━━━ Material provided

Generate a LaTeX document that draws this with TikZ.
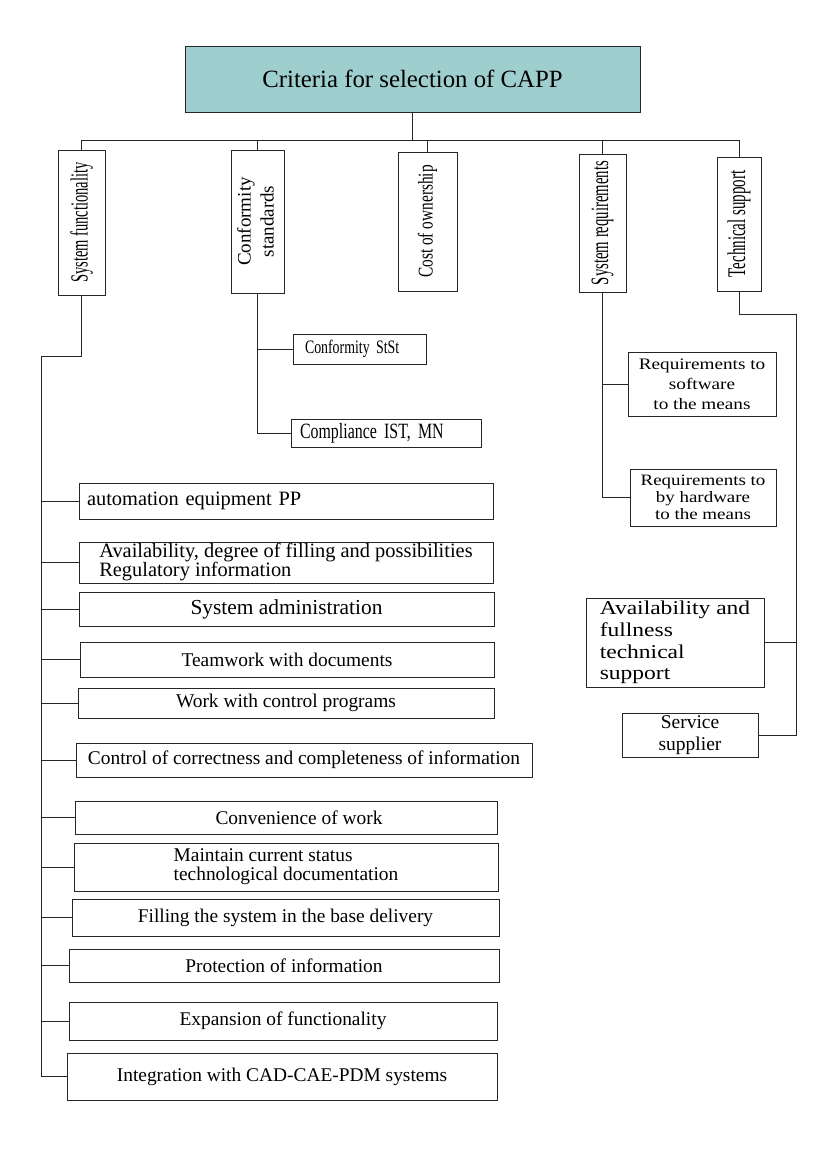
\documentclass[tikz,border=0pt]{standalone}
\usepackage{fontspec}
\setmainfont{Liberation Serif}
\newfontfamily\condserif[FakeStretch=0.59]{Liberation Serif}
\newfontfamily\semicondserif[FakeStretch=0.73]{Liberation Serif}
\newfontfamily\wideserif[FakeStretch=1.2]{Liberation Serif}
\definecolor{capphead}{RGB}{158,206,206}

\begin{document}
\begin{tikzpicture}[x=1pt, y=-1pt, line width=0.9pt,
    crit/.style 2 args={draw=black!85, inner sep=0pt, minimum width=#1pt, minimum height=#2pt},
    listfont/.style={font=\fontsize{#1}{19}\selectfont},
    listfont/.default=19.4,
    link/.style={draw=black!85, line width=0.9pt}]
        \useasboundingbox (0,0) rectangle (827,1170);

        % Head
        \node[crit={455}{66}, fill=capphead, font=\fontsize{24.8}{28}\selectfont] (title) at (412.5,79) {Criteria for selection of CAPP};

        % Criteria groups
        \node[crit={47}{145}, font=\condserif\fontsize{24.6}{26}\selectfont] (sf) at (81.5,222.5) {\rotatebox{90}{System functionality}};
        \node[crit={53}{143}, font=\fontsize{19}{23}\selectfont] (cs) at (257.5,221.5) {\rotatebox{90}{\begin{tabular}{@{}c@{}}Conformity\\standards\end{tabular}}};
        \node[crit={59}{139}, font=\semicondserif\fontsize{21}{22}\selectfont] (co) at (427.5,221.5) {\rotatebox{90}{Cost of ownership}};
        \node[crit={47}{138}, font=\condserif\fontsize{25}{26}\selectfont] (sr) at (602.5,223) {\rotatebox{90}{System requirements}};
        \node[crit={44}{134}, font=\condserif\fontsize{25.4}{26}\selectfont] (ts) at (739,224) {\rotatebox{90}{Technical support}};

        % Standards
        \node[crit={133}{30}, align=left, text width=109pt, font=\semicondserif\fontsize{19}{22}\selectfont] (cst) at (359.5,349) {Conformity StSt};
        \node[crit={190}{28}, align=left, text width=172pt, font=\semicondserif\fontsize{21.8}{24}\selectfont] (cis) at (386,433) {Compliance IST, MN};

        % Requirements
        \node[crit={148}{64}, align=center, font=\wideserif\fontsize{16}{20}\selectfont] (rs) at (702,384) {Requirements to\\software\\to the means};
        \node[crit={146}{57}, align=center, font=\wideserif\fontsize{15.8}{17}\selectfont] (rh) at (703,497.5) {Requirements to\\by hardware\\to the means};

        % Support
        \node[crit={178}{89}, align=left, font=\wideserif\fontsize{19.6}{21.7}\selectfont] (av) at (675,642.5) {Availability and\\fullness\\technical\\support};
        \node[crit={136}{44}, align=center, font=\fontsize{19.5}{21.7}\selectfont] (ss) at (690,735) {Service\\supplier};

        % Functionality list
        \node[crit={414}{36}, listfont=20.4, align=left, text width=398pt] (f1) at (286,501) {automation equipment PP};
        \node[crit={414}{41}, listfont=20.4, align=left] (f2) at (286,562.5) {Availability, degree of filling and possibilities\\Regulatory information};
        \node[crit={415}{34}, listfont=21.4] (f3) at (286.5,609) {System administration};
        \node[crit={414}{35}, listfont] (f4) at (287,659.5) {Teamwork with documents};
        \node[crit={416}{30}, listfont] (f5) at (286,703) {Work with control programs};
        \node[crit={456}{34}, listfont] (f6) at (304,760) {Control of correctness and completeness of information};
        \node[crit={422}{33}, listfont] (f7) at (286,817.5) {\hspace*{26pt}Convenience of work};
        \node[crit={424}{48}, listfont, align=left] (f8) at (286,867) {Maintain current status\\technological documentation};
        \node[crit={427}{37}, listfont] (f9) at (285.5,917.5) {Filling the system in the base delivery};
        \node[crit={430}{33}, listfont] (f10) at (284,965.5) {Protection of information};
        \node[crit={428}{38}, listfont] (f11) at (283,1021) {Expansion of functionality};
        \node[crit={430}{47}, listfont] (f12) at (282,1076.5) {Integration with CAD-CAE-PDM systems};

        % Bus
        \coordinate (bus) at (0,140);
        \draw[link] (title.south) -- (title.south |- bus);
        \draw[link] (sf.north |- bus) -- (ts.north |- bus);
        \foreach \n in {sf,cs,co,sr,ts}
            \draw[link] (\n.north) -- (\n.north |- bus);

        % Branches
        \coordinate (sfknee) at (41,356);
        \draw[link] (sf.south) |- (sfknee) |- (f12.west);
        \foreach \i in {1,...,11}
            \draw[link] (f\i.west) -- (f\i.west -| sfknee);

        \draw[link] (cs.south) |- (cis.west);
        \draw[link] (cst.west) -- (cst.west -| cs.south);

        \draw[link] (sr.south) |- (rh.west);
        \draw[link] (rs.west) -- (rs.west -| sr.south);

        \coordinate (tsknee) at (796,314);
        \draw[link] (ts.south) |- (tsknee) |- (ss.east);
        \draw[link] (av.east) -- (av.east -| tsknee);
    \end{tikzpicture}
\end{document}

━━━━━━

> [What you are asked to do]: Every line of the material is to be quoted exactly, with no pictures carried over.

> [Full output]:
Generate a LaTeX document that draws this with TikZ.
\documentclass[tikz,border=0pt]{standalone}
\usepackage{fontspec}
\setmainfont{Liberation Serif}
\newfontfamily\condserif[FakeStretch=0.59]{Liberation Serif}
\newfontfamily\semicondserif[FakeStretch=0.73]{Liberation Serif}
\newfontfamily\wideserif[FakeStretch=1.2]{Liberation Serif}
\definecolor{capphead}{RGB}{158,206,206}

\begin{document}
\begin{tikzpicture}[x=1pt, y=-1pt, line width=0.9pt,
    crit/.style 2 args={draw=black!85, inner sep=0pt, minimum width=#1pt, minimum height=#2pt},
    listfont/.style={font=\fontsize{#1}{19}\selectfont},
    listfont/.default=19.4,
    link/.style={draw=black!85, line width=0.9pt}]
        \useasboundingbox (0,0) rectangle (827,1170);

        % Head
        \node[crit={455}{66}, fill=capphead, font=\fontsize{24.8}{28}\selectfont] (title) at (412.5,79) {Criteria for selection of CAPP};

        % Criteria groups
        \node[crit={47}{145}, font=\condserif\fontsize{24.6}{26}\selectfont] (sf) at (81.5,222.5) {\rotatebox{90}{System functionality}};
        \node[crit={53}{143}, font=\fontsize{19}{23}\selectfont] (cs) at (257.5,221.5) {\rotatebox{90}{\begin{tabular}{@{}c@{}}Conformity\\standards\end{tabular}}};
        \node[crit={59}{139}, font=\semicondserif\fontsize{21}{22}\selectfont] (co) at (427.5,221.5) {\rotatebox{90}{Cost of ownership}};
        \node[crit={47}{138}, font=\condserif\fontsize{25}{26}\selectfont] (sr) at (602.5,223) {\rotatebox{90}{System requirements}};
        \node[crit={44}{134}, font=\condserif\fontsize{25.4}{26}\selectfont] (ts) at (739,224) {\rotatebox{90}{Technical support}};

        % Standards
        \node[crit={133}{30}, align=left, text width=109pt, font=\semicondserif\fontsize{19}{22}\selectfont] (cst) at (359.5,349) {Conformity StSt};
        \node[crit={190}{28}, align=left, text width=172pt, font=\semicondserif\fontsize{21.8}{24}\selectfont] (cis) at (386,433) {Compliance IST, MN};

        % Requirements
        \node[crit={148}{64}, align=center, font=\wideserif\fontsize{16}{20}\selectfont] (rs) at (702,384) {Requirements to\\software\\to the means};
        \node[crit={146}{57}, align=center, font=\wideserif\fontsize{15.8}{17}\selectfont] (rh) at (703,497.5) {Requirements to\\by hardware\\to the means};

        % Support
        \node[crit={178}{89}, align=left, font=\wideserif\fontsize{19.6}{21.7}\selectfont] (av) at (675,642.5) {Availability and\\fullness\\technical\\support};
        \node[crit={136}{44}, align=center, font=\fontsize{19.5}{21.7}\selectfont] (ss) at (690,735) {Service\\supplier};

        % Functionality list
        \node[crit={414}{36}, listfont=20.4, align=left, text width=398pt] (f1) at (286,501) {automation equipment PP};
        \node[crit={414}{41}, listfont=20.4, align=left] (f2) at (286,562.5) {Availability, degree of filling and possibilities\\Regulatory information};
        \node[crit={415}{34}, listfont=21.4] (f3) at (286.5,609) {System administration};
        \node[crit={414}{35}, listfont] (f4) at (287,659.5) {Teamwork with documents};
        \node[crit={416}{30}, listfont] (f5) at (286,703) {Work with control programs};
        \node[crit={456}{34}, listfont] (f6) at (304,760) {Control of correctness and completeness of information};
        \node[crit={422}{33}, listfont] (f7) at (286,817.5) {\hspace*{26pt}Convenience of work};
        \node[crit={424}{48}, listfont, align=left] (f8) at (286,867) {Maintain current status\\technological documentation};
        \node[crit={427}{37}, listfont] (f9) at (285.5,917.5) {Filling the system in the base delivery};
        \node[crit={430}{33}, listfont] (f10) at (284,965.5) {Protection of information};
        \node[crit={428}{38}, listfont] (f11) at (283,1021) {Expansion of functionality};
        \node[crit={430}{47}, listfont] (f12) at (282,1076.5) {Integration with CAD-CAE-PDM systems};

        % Bus
        \coordinate (bus) at (0,140);
        \draw[link] (title.south) -- (title.south |- bus);
        \draw[link] (sf.north |- bus) -- (ts.north |- bus);
        \foreach \n in {sf,cs,co,sr,ts}
            \draw[link] (\n.north) -- (\n.north |- bus);

        % Branches
        \coordinate (sfknee) at (41,356);
        \draw[link] (sf.south) |- (sfknee) |- (f12.west);
        \foreach \i in {1,...,11}
            \draw[link] (f\i.west) -- (f\i.west -| sfknee);

        \draw[link] (cs.south) |- (cis.west);
        \draw[link] (cst.west) -- (cst.west -| cs.south);

        \draw[link] (sr.south) |- (rh.west);
        \draw[link] (rs.west) -- (rs.west -| sr.south);

        \coordinate (tsknee) at (796,314);
        \draw[link] (ts.south) |- (tsknee) |- (ss.east);
        \draw[link] (av.east) -- (av.east -| tsknee);
    \end{tikzpicture}
\end{document}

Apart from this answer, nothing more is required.